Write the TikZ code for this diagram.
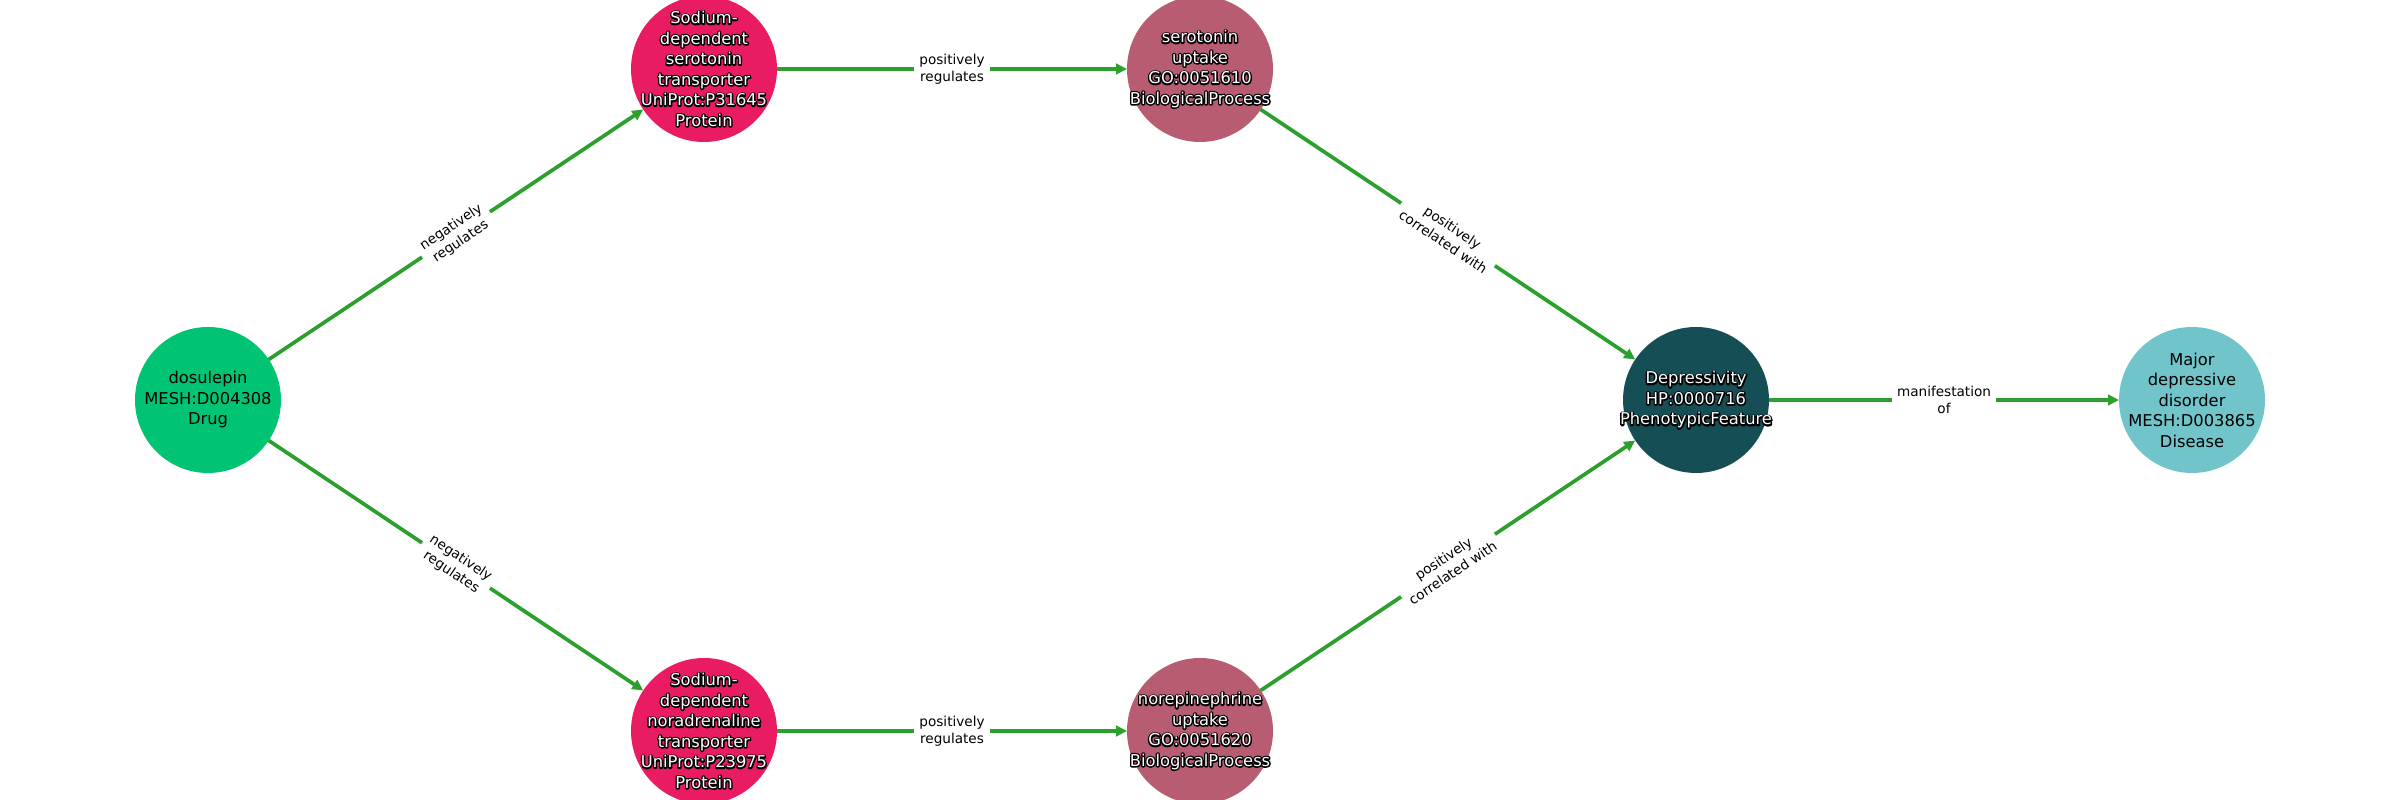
\documentclass[tikz,border=0pt]{standalone}
\usepackage{fontspec}
\setmainfont{DejaVu Sans}
\usetikzlibrary{arrows.meta}
\definecolor{cdrug}{RGB}{0,196,115}
\definecolor{cprot}{RGB}{233,28,99}
\definecolor{cproc}{RGB}{184,92,114}
\definecolor{cpheno}{RGB}{22,78,86}
\definecolor{cdis}{RGB}{113,197,202}
\definecolor{cedge}{RGB}{44,160,44}
\newcommand{\olin}[1]{\rlap{\special{pdf:literal direct 1 Tr 2.8 w 1 j 0 G}#1\special{pdf:literal direct 0 Tr}}#1}
\begin{document}
\begin{tikzpicture}[x=1pt,y=1pt,
  ent/.style={circle,minimum size=146pt,inner sep=-60pt,outer sep=0pt,align=center,
    font=\fontsize{16.3}{20.5}\selectfont,text=black},
  darkent/.style={ent,text=white},
  edge/.style={draw=cedge,line width=3.7pt,-{Triangle[length=11pt,width=10.5pt]}},
  elabel/.style={fill=white,inner xsep=5pt,inner ysep=2pt,align=center,
    font=\fontsize{13.6}{17}\selectfont,text=black,sloped}]
\useasboundingbox (0,0) rectangle (2400,800);
\node[ent,fill=cdrug] (dos) at (208,400) {dosulepin\\MESH:D004308\\Drug};
\node[darkent,fill=cprot] (sert) at (704,731) {\olin{Sodium-}\\\olin{dependent}\\\olin{serotonin}\\\olin{transporter}\\\olin{UniProt:P31645}\\\olin{Protein}};
\node[darkent,fill=cproc] (seru) at (1200,731) {\olin{serotonin}\\\olin{uptake}\\\olin{GO:0051610}\\\olin{BiologicalProcess}};
\node[darkent,fill=cpheno] (dep) at (1696,400) {\olin{Depressivity}\\\olin{HP:0000716}\\\olin{PhenotypicFeature}};
\node[ent,fill=cdis] (mdd) at (2192,400) {Major\\depressive\\disorder\\MESH:D003865\\Disease};
\node[darkent,fill=cprot] (nort) at (704,69) {\olin{Sodium-}\\\olin{dependent}\\\olin{noradrenaline}\\\olin{transporter}\\\olin{UniProt:P23975}\\\olin{Protein}};
\node[darkent,fill=cproc] (noru) at (1200,69) {\olin{norepinephrine}\\\olin{uptake}\\\olin{GO:0051620}\\\olin{BiologicalProcess}};
\draw[edge] (dos) -- node[elabel]{negatively\\regulates} (sert);
\draw[edge] (dos) -- node[elabel]{negatively\\regulates} (nort);
\draw[edge] (sert) -- node[elabel]{positively\\regulates} (seru);
\draw[edge] (nort) -- node[elabel]{positively\\regulates} (noru);
\draw[edge] (seru) -- node[elabel]{positively\\correlated with} (dep);
\draw[edge] (noru) -- node[elabel]{positively\\correlated with} (dep);
\draw[edge] (dep) -- node[elabel]{manifestation\\of} (mdd);
\end{tikzpicture}
\end{document}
# # #
*BRIEF*: Leave out the pictures and output the rest of the material exactly as written.

*FULL RESPONSE*:
Write the TikZ code for this diagram.
\documentclass[tikz,border=0pt]{standalone}
\usepackage{fontspec}
\setmainfont{DejaVu Sans}
\usetikzlibrary{arrows.meta}
\definecolor{cdrug}{RGB}{0,196,115}
\definecolor{cprot}{RGB}{233,28,99}
\definecolor{cproc}{RGB}{184,92,114}
\definecolor{cpheno}{RGB}{22,78,86}
\definecolor{cdis}{RGB}{113,197,202}
\definecolor{cedge}{RGB}{44,160,44}
\newcommand{\olin}[1]{\rlap{\special{pdf:literal direct 1 Tr 2.8 w 1 j 0 G}#1\special{pdf:literal direct 0 Tr}}#1}
\begin{document}
\begin{tikzpicture}[x=1pt,y=1pt,
  ent/.style={circle,minimum size=146pt,inner sep=-60pt,outer sep=0pt,align=center,
    font=\fontsize{16.3}{20.5}\selectfont,text=black},
  darkent/.style={ent,text=white},
  edge/.style={draw=cedge,line width=3.7pt,-{Triangle[length=11pt,width=10.5pt]}},
  elabel/.style={fill=white,inner xsep=5pt,inner ysep=2pt,align=center,
    font=\fontsize{13.6}{17}\selectfont,text=black,sloped}]
\useasboundingbox (0,0) rectangle (2400,800);
\node[ent,fill=cdrug] (dos) at (208,400) {dosulepin\\MESH:D004308\\Drug};
\node[darkent,fill=cprot] (sert) at (704,731) {\olin{Sodium-}\\\olin{dependent}\\\olin{serotonin}\\\olin{transporter}\\\olin{UniProt:P31645}\\\olin{Protein}};
\node[darkent,fill=cproc] (seru) at (1200,731) {\olin{serotonin}\\\olin{uptake}\\\olin{GO:0051610}\\\olin{BiologicalProcess}};
\node[darkent,fill=cpheno] (dep) at (1696,400) {\olin{Depressivity}\\\olin{HP:0000716}\\\olin{PhenotypicFeature}};
\node[ent,fill=cdis] (mdd) at (2192,400) {Major\\depressive\\disorder\\MESH:D003865\\Disease};
\node[darkent,fill=cprot] (nort) at (704,69) {\olin{Sodium-}\\\olin{dependent}\\\olin{noradrenaline}\\\olin{transporter}\\\olin{UniProt:P23975}\\\olin{Protein}};
\node[darkent,fill=cproc] (noru) at (1200,69) {\olin{norepinephrine}\\\olin{uptake}\\\olin{GO:0051620}\\\olin{BiologicalProcess}};
\draw[edge] (dos) -- node[elabel]{negatively\\regulates} (sert);
\draw[edge] (dos) -- node[elabel]{negatively\\regulates} (nort);
\draw[edge] (sert) -- node[elabel]{positively\\regulates} (seru);
\draw[edge] (nort) -- node[elabel]{positively\\regulates} (noru);
\draw[edge] (seru) -- node[elabel]{positively\\correlated with} (dep);
\draw[edge] (noru) -- node[elabel]{positively\\correlated with} (dep);
\draw[edge] (dep) -- node[elabel]{manifestation\\of} (mdd);
\end{tikzpicture}
\end{document}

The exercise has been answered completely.